Related businesses “are in bad shape,” according to Tan Kok Liamg, President of the Malaysian Association of Tourism and Travel Agents (MATTA), because of “regulatory constraints imposed by the government.”

Before the pandemic, Malaysia’s annual visitor numbers were often the second highest in South-east Asia after Thailand, with tourism typically making up between 5 and 10 per cent of gross domestic product (GDP).

“As borders have remained closed for the last 18 months and with just a small travel bubble for Langkawi, we plead with Tengku Zafrul to provide targeted assistance,” Tan said, referring to the finance minister.
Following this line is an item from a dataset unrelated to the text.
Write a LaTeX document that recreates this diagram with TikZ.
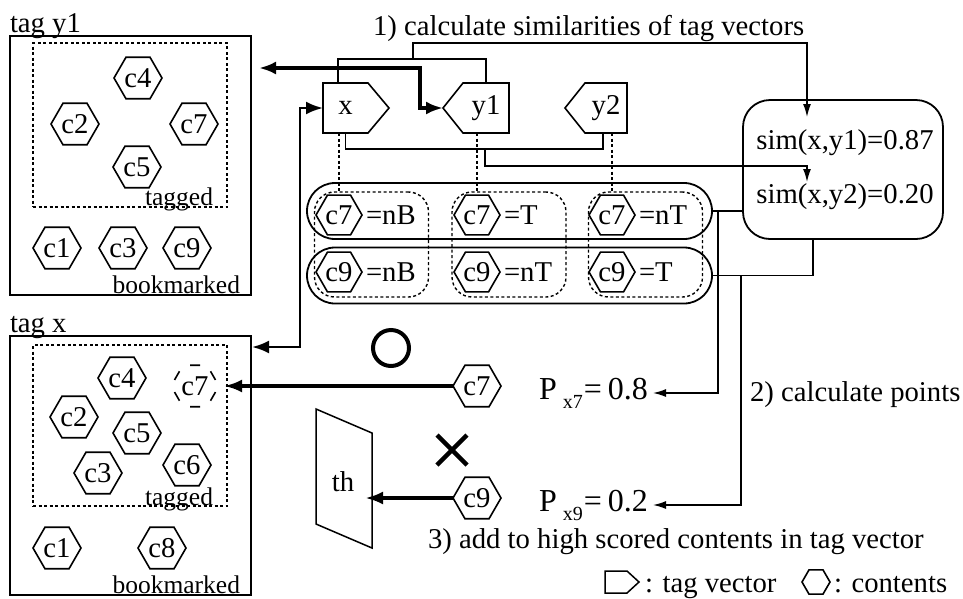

Malaysia last week reopened Langkawi, a set of holiday islands, to vaccinated or immune domestic tourists

But the government has kept the country’s border closed to almost all visitors since March 2020 and has said recruitment of foreign workers would not resume until next year, despite linchpin factories and plantations complaining of staff shortages.

With almost 80 per cent of adults listed as fully vaccinated against the coronavirus, the government has rolled back some curbs imposed in May as part of a third national lockdown, including lifting limits on domestic travel.

The “total lockdown” failed to prevent a five-fold increase in daily coronavirus case numbers and surge in daily deaths from single to triple figures.

The crisis saw GDP contract in the second quarter and Muhyiddin Yassin replaced as prime minister last month by former defence minister Ismail Sabri Yaakob.